Arjun Dangale, a Dalit leader, says, “Price rise and corruption are the two major issues which affect Dalits the most. Their economic well-being was compromised during the Congress-NCP rule. They will not vote for the UPA.”
“Besides, the Indu Mill land has not been actually given for the Ambedkar Memorial despite all rhetoric, which has further angered Dalits. They will support the BJP-Sena-RPI alliance,” adds Dangale, who hopes the alliance wins up to 30 seats out of 48.

Recently the Congress and BJP have been criticising each other for disrespecting Dr Babasaheb Ambedkar on the occasion of his 123rd birth anniversary. Both parties accused each other for neglecting Dalits.

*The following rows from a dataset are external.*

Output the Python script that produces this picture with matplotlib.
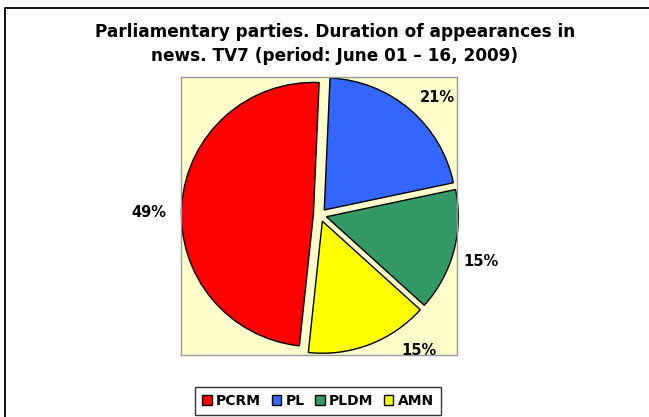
import numpy as np
import matplotlib.pyplot as plt
from matplotlib.lines import Line2D

parties = ['PCRM', 'PL', 'PLDM', 'AMN']
shares = [49, 21, 15, 15]
colors = ['#FF0000', '#3366FF', '#339966', '#FFFF00']
title = 'Parliamentary parties. Duration of appearances in\nnews. TV7 (period: June 01 \u2013 16, 2009)'

# where Excel put the percentage labels (angle in degrees, distance in radii)
label_angle = [179, 45, -16, -54]
label_dist = [1.30, 1.26, 1.27, 1.27]


def main():
    fig = plt.figure(figsize=(6.49, 4.17), dpi=100)

    # outer frame (only left and top edges visible in the crop)
    fig.add_artist(Line2D([5 / 649, 5 / 649, 1.0], [0.0, 1 - 8 / 417, 1 - 8 / 417],
                          transform=fig.transFigure, color='black', lw=1.3))

    fig.text(335 / 649, 1 - 44 / 417, title, ha='center', va='center',
             fontsize=12.2, fontweight='bold', linespacing=1.38)

    ax = fig.add_axes([181 / 649, 1 - 355 / 417, 276 / 649, 278 / 417])
    start = 90 - 2.5 + 360 * shares[0] / sum(shares)
    wedges, texts, autotexts = ax.pie(
        shares, colors=colors, startangle=start, counterclock=False,
        explode=[0.05] * len(shares), autopct='%.0f%%', pctdistance=1.22,
        wedgeprops=dict(edgecolor='black', linewidth=1.0),
        textprops=dict(fontsize=10.5, fontweight='bold', color='black'))

    for t, a, d in zip(autotexts, label_angle, label_dist):
        t.set_position((d * np.cos(np.radians(a)), d * np.sin(np.radians(a))))
        t.set_clip_on(False)

    ax.set_aspect('auto')
    ax.set_xlim(-1.053, 1.038)
    ax.set_ylim(-1.06, 1.045)
    ax.set_frame_on(True)
    ax.set_facecolor('#FFFFCC')
    for s in ax.spines.values():
        s.set_color('#999999')
        s.set_linewidth(1.0)
    ax.set_xticks([])
    ax.set_yticks([])

    leg = fig.legend(wedges, parties, loc='center', ncol=4,
                     bbox_to_anchor=(318 / 649, 1 - 401 / 417),
                     prop=dict(size=10, weight='bold'), fancybox=False,
                     edgecolor='black', handlelength=0.7, handleheight=0.7,
                     handletextpad=0.3, columnspacing=0.75, borderpad=0.5,
                     borderaxespad=0)
    leg.get_frame().set_linewidth(1.0)

    fig.savefig('out.png', dpi=100, facecolor='white')


if __name__ == '__main__':
    main()
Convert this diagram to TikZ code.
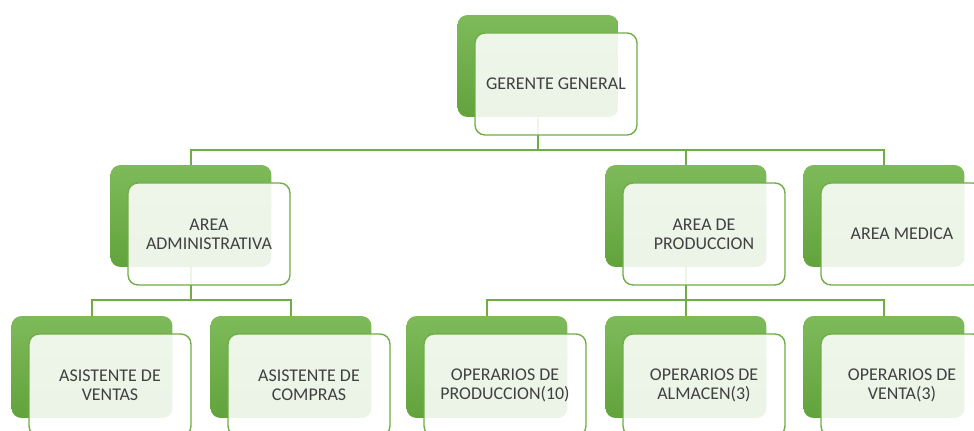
\documentclass[tikz,border=0pt]{standalone}
\usepackage{fontspec}
\setmainfont{Carlito}
\definecolor{verde}{RGB}{112,173,71}
\definecolor{verdeclaro}{RGB}{126,186,90}
\definecolor{verdeosc}{RGB}{98,163,60}
\tikzstyle{fondo}=[rectangle, rounded corners=0.2cm, minimum width=3.22cm, minimum height=2.04cm, inner sep=0, top color=verdeclaro, bottom color=verdeosc]
\tikzstyle{caja}=[rectangle, rounded corners=0.2cm, minimum width=3.24cm, minimum height=2.04cm, draw=verde, line width=0.8pt, fill=white, fill opacity=0.88, text opacity=1, text=black!75, align=center, xshift=0.36cm, yshift=-0.36cm, font=\fontsize{10.2}{10.8}\selectfont]
\tikzstyle{linea}=[draw=verde, line width=1.1pt]

\begin{document}
\begin{tikzpicture}[x=0.02cm, y=-0.02cm]
\clip (0,0) rectangle (974,431);
% cajas verdes de fondo
\node[fondo] (gg) at (538,66) {};
\node[fondo] (adm) at (191,216) {};
\node[fondo] (prod) at (686,216) {};
\node[fondo] (med) at (884,216) {};
\node[fondo] (ven) at (92,367) {};
\node[fondo] (com) at (291,367) {};
\node[fondo] (opp) at (487,367) {};
\node[fondo] (alm) at (686,367) {};
\node[fondo] (opv) at (884,367) {};
% lineas
\foreach \h in {adm,prod,med} {\draw[linea] (gg.south) -- ++(0,33) -| (\h.north);}
\foreach \h in {ven,com} {\draw[linea] (adm.south) -- ++(0,33) -| (\h.north);}
\foreach \h in {opp,alm,opv} {\draw[linea] (prod.south) -- ++(0,33) -| (\h.north);}
% cajas blancas con texto
\foreach \n/\t in {gg/GERENTE GENERAL, adm/AREA\\ADMINISTRATIVA, prod/AREA DE\\PRODUCCION, med/AREA MEDICA, ven/ASISTENTE DE\\VENTAS, com/ASISTENTE DE\\COMPRAS, opp/OPERARIOS DE\\PRODUCCION(10), alm/OPERARIOS DE\\ALMACEN(3), opv/OPERARIOS DE\\VENTA(3)}
  {\node[caja] (\n1) at (\n) {\t};}
\end{tikzpicture}
\end{document}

“New-generation Dalits no longer want to remain trapped in ideological debates, which were the most convenient tool that the Congress and the NCP used to exploit to corner the Dalit voters for their own interests,” says Dalit writer Arjun Dangle. “Until the late 1990s, Dalits were caught in this secular-versus-communal debate. But the BJP-Shiv Sena is no longer perceived as untouchable.”

The Congress-NCP stands to lose the most in Mumbai, where it holds all six seats. In the other three regions, it has half the 12 seats that are marked by an RPI influence — three of the eight in Marathwada, both in Vidarbha (Nagpur and Bhandara-Gondia) and one of the two in the west (Pune, the other being Shirdi that is held by the Shiv Sena).

The anti-incumbency mood may also benefit the Mayawati-led Bahujan Samaj Party (BSP), which entered into the state in 2004 and has altered the political landscape since then. The party has influence in Vidarbha and may affect the outcome of at least six seats in the region. Also, a few Aam Aadmi Party candidates, like Medha Patkar, are likely to get considerable Dalit votes.

A failure to strike an alliance with Prakash Ambedkar, grandson of B R Ambedkar, is another setback to the Congress-NCP, though it has lower stakes in the four seats where his Bharip Bahujan Mahasangh has an influence. It is the BJP-Shiv Sena that holds Akola, Buldhana, Amravati and Yavatmal-Washim in Vidarbha, where polling took place on April 10.

Today, who is responsible for the growing atrocities against Dalits in Maharashtra? Whether it is the misuse of police force or the denial of caste certificates to Dalits, the government is responsible. How can you expect Dalits to remain loyal to the Congress-NCP?” Ambedkar says.